2020-09-10T18:26:04.309+00:00	/Stage[main]/Base::Firewall/Ferm::Conf[defs]/File[/etc/ferm/conf.d/00_defs]	info, ferm, file, ferm::conf, conf, defs, class, base::firewall, base, firewall, profile::base::firewall, profile, role::spare::system, role, spare, system	Scheduling refresh of Service[ferm]	/etc/puppet/modules/ferm/manifests/conf.pp:14
2020-09-10T18:41:47.467+00:00	/Stage[main]/Base::Firewall/Ferm::Conf[main]/File[/etc/ferm/conf.d/02_main]	err, ferm, file, ferm::conf, conf, main, class, base::firewall, base, firewall, profile::base::firewall, profile, role::spare::system, role, spare, system	Could not evaluate: Could not retrieve file metadata for puppet:///modules/base/firewall/main-input-default-drop.conf: Connection timed out	/etc/puppet/modules/ferm/manifests/conf.pp:14

The failed step (the second) took 15 minutes to fail after the previous one.

The related apache log line on puppetmaster2001 (frontend) is:

2020-09-10T18:26:04     33054   2620:0:860:101:be97:e1ff:fe57:da84      proxy-server/200        259     GET     http://puppet:8140/puppet/v3/file_metadata/modules/base/firewall/main-input-default-drop.conf?environment=production&links=manage&checksum_type=md5&source_permissions=ignore   -       application/json        -       -       Puppet/5.5.10 Ruby/2.5.5-p157 (x86_64-linux-gnu)        -       -       -       -       2620:0:860:101:be97:e1ff:fe57:da84      -       -

Note the automatic IPv6 address.

And the same on puppetmaster2003 (backend) should be:

2020-09-10T18:26:04     32184   2620:0:860:101:10:192:0:27      -/200   259     GET     http://puppetmaster2003.codfw.wmnet:8141/puppet/v3/file_metadata/modules/base/firewall/main-input-default-drop.conf?environment=production&links=manage&checksum_type=md5&source_permissions=ignore     -       application/json        -       2620:0:860:101:be97:e1ff:fe57:da84      Puppet/5.5.10 Ruby/2.5.5-p157 (x86_64-linux-gnu)        -       -       -       -       2620:0:860:101:10:192:0:27      -
       -

That's the last request with that IP, the ones after are made with the mapped IPv6 2620:0:860:101:10:192:0:140.

On es2028 we have:

Sep 10 18:26:04 es2028 puppet-agent[1196]: (/Stage[main]/Profile::Standard/Interface::Add_ip6_mapped[main]/Augeas[eno3_v6_token]/returns) executed successfully
Sep 10 18:26:04 es2028 puppet-agent[1196]: (/Stage[main]/Profile::Standard/Interface::Add_ip6_mapped[main]/Exec[eno3_v6_token]/returns) executed successfully

That matches perfectly and explains the IP change. My understanding is that the application of the mapped IP prevents the following request to the puppetmaster to succeed and there is a 15 minutes timeout that pauses the whole run.
@jbond maybe you have more context and/or this has already been investigated in similar cases?

Event Timeline

Volans triaged this task as Medium priority.Sep 10 2020, 8:32 PM
Volans created this task.

From what I can tell that's a known issue/longstanding behaviour with enabling the mapped addressed, the puppet run stalls/times out with the "ifup" call with does the actual address change. When enabling it manually on servers I usually CRTL-Ced the ifup command and re-run puppet (which fixes it), but non-interactively it simply runs into the timeout. I doubt there's much to be done as long as we use the classic ipupdown networking, though. That's one of the many perks we'll have when we eventually ditch it in favour of systemd-networkd.

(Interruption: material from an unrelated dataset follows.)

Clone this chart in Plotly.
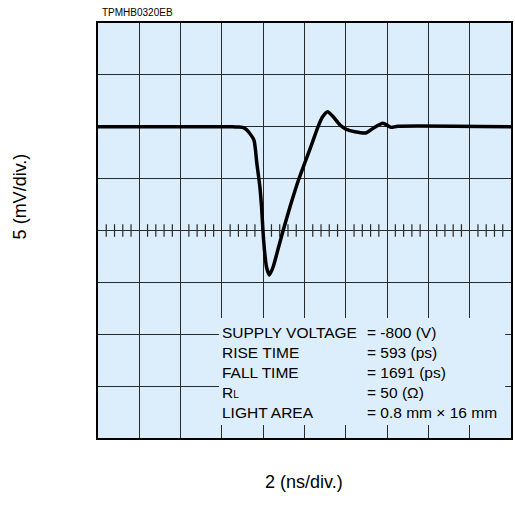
import plotly.graph_objects as go

# Waveform (time in ns, output in mV) read off the picture
time_ns = [0, 6.49, 6.83, 7.07, 7.21, 7.55, 7.69, 7.84, 7.93, 7.99, 8.06, 8.16, 8.30,
           8.48, 8.75, 8.96, 9.31, 9.71, 10.05, 10.39, 10.63, 10.87, 11.12, 11.39, 11.72,
           12.03, 12.44, 13.0, 13.32, 13.80, 14.04, 14.20, 14.52, 20]
signal_mv = [10, 10, 9.97, 9.9, 9.68, 8.72, 6.5, 4.19, 1.98, -0.05, -1.88, -3.52, -4.29,
             -3.52, -1.56, -0.05, 2.36, 4.87, 6.70, 8.53, 9.87, 10.93, 11.45, 10.96, 10.17,
             9.75, 9.52, 9.42, 9.85, 10.33, 10.10, 9.94, 10.05, 10]

info_labels = ["SUPPLY VOLTAGE", "RISE TIME", "FALL TIME",
               "R<span style='font-size:10px'>L</span>", "LIGHT AREA"]
info_values = ["= -800 (V)", "= 593 (ps)", "= 1691 (ps)", "= 50 (Ω)", "= 0.8 mm × 16 mm"]

x_div, y_div = 2, 5          # ns/div, mV/div
n_x, n_y = 10, 8

FONT = "Liberation Sans, Arial, Helvetica, sans-serif"
BG = "#DCEEFB"
GRID = "#2a2a2a"

PL, PR, PT, PB = 98, 513, 23, 438   # plot-area edges in page pixels
PW, PH = PR - PL, PB - PT

fig = go.Figure()

# minor ticks on centre horizontal graticule line
minor_x = [i * x_div / 5 for i in range(1, n_x * 5) if i % 5 != 0]
fig.add_trace(go.Scatter(x=minor_x, y=[0] * len(minor_x), mode="markers",
                         marker=dict(symbol="line-ns", size=9,
                                     line=dict(width=1.2, color=GRID)),
                         hoverinfo="skip", showlegend=False))

fig.add_trace(go.Scatter(x=time_ns, y=signal_mv, mode="lines",
                         line=dict(color="black", width=3.5, shape="spline", smoothing=0.6),
                         hoverinfo="skip", showlegend=False))

# background panel for the info text
fig.add_shape(type="rect", xref="x", yref="y",
              x0=2.93 * x_div, x1=9.86 * x_div, y0=-1.686 * y_div, y1=-3.75 * y_div,
              fillcolor=BG, line=dict(width=0), layer="above")


def px(x):
    return (x - PL) / PW


def py(y):
    return (PB - y) / PH


row_y = [332, 352, 372, 392, 412]
for lab, val, yy in zip(info_labels, info_values, row_y):
    fig.add_annotation(xref="paper", yref="paper", x=px(222), y=py(yy),
                       text=lab, showarrow=False, xanchor="left", yanchor="middle",
                       borderpad=0, font=dict(family=FONT, size=15.5, color="black"))
    fig.add_annotation(xref="paper", yref="paper", x=px(367), y=py(yy),
                       text=val, showarrow=False, xanchor="left", yanchor="middle",
                       borderpad=0, font=dict(family=FONT, size=15.5, color="black"))

fig.add_annotation(xref="paper", yref="paper", x=px(100), y=py(12.5),
                   text="TPMHB0320EB", showarrow=False, xanchor="left", yanchor="middle",
                   font=dict(family=FONT, size=10, color="black"))
fig.add_annotation(xref="paper", yref="paper", x=px(20), y=py(196),
                   text="5 (mV/div.)", textangle=-90, showarrow=False,
                   xanchor="center", yanchor="middle",
                   font=dict(family=FONT, size=18, color="black"))
fig.add_annotation(xref="paper", yref="paper", x=px(305), y=py(482),
                   text="2 (ns/div.)", showarrow=False,
                   xanchor="center", yanchor="middle",
                   font=dict(family=FONT, size=18, color="black"))

fig.update_xaxes(range=[0, n_x * x_div], dtick=x_div, showticklabels=False, ticks="",
                 showgrid=True, gridcolor=GRID, gridwidth=1, zeroline=False,
                 showline=True, linecolor="black", linewidth=2, mirror=True, fixedrange=True)
fig.update_yaxes(range=[-n_y / 2 * y_div, n_y / 2 * y_div], dtick=y_div,
                 showticklabels=False, ticks="",
                 showgrid=True, gridcolor=GRID, gridwidth=1, zeroline=False,
                 showline=True, linecolor="black", linewidth=2, mirror=True, fixedrange=True)

fig.update_layout(width=515, height=521, autosize=False,
                  margin=dict(l=PL, r=515 - PR, t=PT, b=521 - PB),
                  plot_bgcolor=BG, paper_bgcolor="white",
                  showlegend=False, hovermode=False,
                  font=dict(family=FONT))

fig.write_html("out.html", config={"displayModeBar": False},
               post_script="document.body.style.margin='0';document.body.style.overflow='hidden';")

@MoritzMuehlenhoff would forcing the first puppet run to use the v4 address that is not changing an acceptable workaround?
I did a quick try and using --sourceaddress $IPv4 the apache logs on the puppetmaster reports the v4 address.

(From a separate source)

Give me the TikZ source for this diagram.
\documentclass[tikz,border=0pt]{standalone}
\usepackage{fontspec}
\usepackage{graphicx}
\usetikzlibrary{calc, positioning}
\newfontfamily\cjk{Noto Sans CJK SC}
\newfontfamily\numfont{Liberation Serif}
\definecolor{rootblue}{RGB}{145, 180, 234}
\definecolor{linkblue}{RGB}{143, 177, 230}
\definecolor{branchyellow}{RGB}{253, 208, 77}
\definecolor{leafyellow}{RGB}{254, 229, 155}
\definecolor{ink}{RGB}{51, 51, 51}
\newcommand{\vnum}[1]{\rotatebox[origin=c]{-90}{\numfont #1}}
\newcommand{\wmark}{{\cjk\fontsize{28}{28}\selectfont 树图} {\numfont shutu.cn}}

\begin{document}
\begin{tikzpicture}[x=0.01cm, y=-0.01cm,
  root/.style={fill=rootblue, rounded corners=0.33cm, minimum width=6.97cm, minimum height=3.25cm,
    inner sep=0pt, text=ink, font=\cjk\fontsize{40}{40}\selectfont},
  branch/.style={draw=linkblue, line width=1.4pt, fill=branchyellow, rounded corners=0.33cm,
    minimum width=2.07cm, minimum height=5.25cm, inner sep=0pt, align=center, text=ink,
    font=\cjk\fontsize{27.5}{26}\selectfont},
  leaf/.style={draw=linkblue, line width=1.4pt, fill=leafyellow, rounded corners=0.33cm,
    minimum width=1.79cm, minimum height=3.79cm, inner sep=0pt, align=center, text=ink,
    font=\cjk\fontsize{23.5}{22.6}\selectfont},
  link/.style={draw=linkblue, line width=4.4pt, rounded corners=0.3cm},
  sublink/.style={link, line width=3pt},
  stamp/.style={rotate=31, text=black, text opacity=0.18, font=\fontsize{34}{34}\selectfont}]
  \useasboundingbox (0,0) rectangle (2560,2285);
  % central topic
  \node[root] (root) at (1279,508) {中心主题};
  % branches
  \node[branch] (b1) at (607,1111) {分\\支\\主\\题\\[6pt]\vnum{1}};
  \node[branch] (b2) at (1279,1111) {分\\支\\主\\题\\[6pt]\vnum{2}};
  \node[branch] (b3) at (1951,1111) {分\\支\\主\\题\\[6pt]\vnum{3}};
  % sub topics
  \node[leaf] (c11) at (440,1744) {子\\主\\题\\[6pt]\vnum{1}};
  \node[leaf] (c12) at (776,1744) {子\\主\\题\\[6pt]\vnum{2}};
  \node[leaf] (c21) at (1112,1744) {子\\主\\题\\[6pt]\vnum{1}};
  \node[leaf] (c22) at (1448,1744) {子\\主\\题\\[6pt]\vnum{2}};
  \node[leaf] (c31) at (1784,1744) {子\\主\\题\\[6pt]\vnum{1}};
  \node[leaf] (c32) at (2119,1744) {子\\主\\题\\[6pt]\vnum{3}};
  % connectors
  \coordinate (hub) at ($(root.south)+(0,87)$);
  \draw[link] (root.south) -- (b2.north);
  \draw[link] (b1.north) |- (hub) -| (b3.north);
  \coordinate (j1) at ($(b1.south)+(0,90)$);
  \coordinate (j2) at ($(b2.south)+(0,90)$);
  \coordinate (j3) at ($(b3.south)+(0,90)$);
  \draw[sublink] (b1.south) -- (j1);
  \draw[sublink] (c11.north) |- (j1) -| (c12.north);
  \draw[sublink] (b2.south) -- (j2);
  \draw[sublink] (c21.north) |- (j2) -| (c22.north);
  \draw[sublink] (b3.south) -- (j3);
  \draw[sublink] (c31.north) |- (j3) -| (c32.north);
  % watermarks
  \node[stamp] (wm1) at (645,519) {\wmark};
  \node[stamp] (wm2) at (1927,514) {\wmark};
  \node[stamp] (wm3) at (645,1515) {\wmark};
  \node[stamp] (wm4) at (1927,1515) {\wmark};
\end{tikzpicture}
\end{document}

That's a good idea, AFAICT that should reliably bypass the issue!

Change 626553 had a related patch set uploaded (by Volans; owner: Volans):
[operations/puppet@production] wmf-auto-reimage: first Puppet run, force IPv4

https://gerrit.wikimedia.org/r/626553

Change 626553 merged by Volans:
[operations/puppet@production] wmf-auto-reimage: first Puppet run, force IPv4

https://gerrit.wikimedia.org/r/626553

From what I can tell that's a known issue/longstanding behaviour with enabling the mapped addressed, the puppet run stalls/times out with the "ifup" call with does the actual address change. When enabling it manually on servers I usually CRTL-Ced the ifup command and re-run puppet (which fixes it), but non-interactively it simply runs into the timeout. I doubt there's much to be done as long as we use the classic ipupdown networking, though. That's one of the many perks we'll have when we eventually ditch it in favour of systemd-networkd.

Yes this is exactly my experience and the work around sounds sane to me.

@Volans do you know if this is still an issue

@jbond , no idea if this is till happening, I guess we could look at a bunch of puppet run logs from the reimages and see if there is any standing out.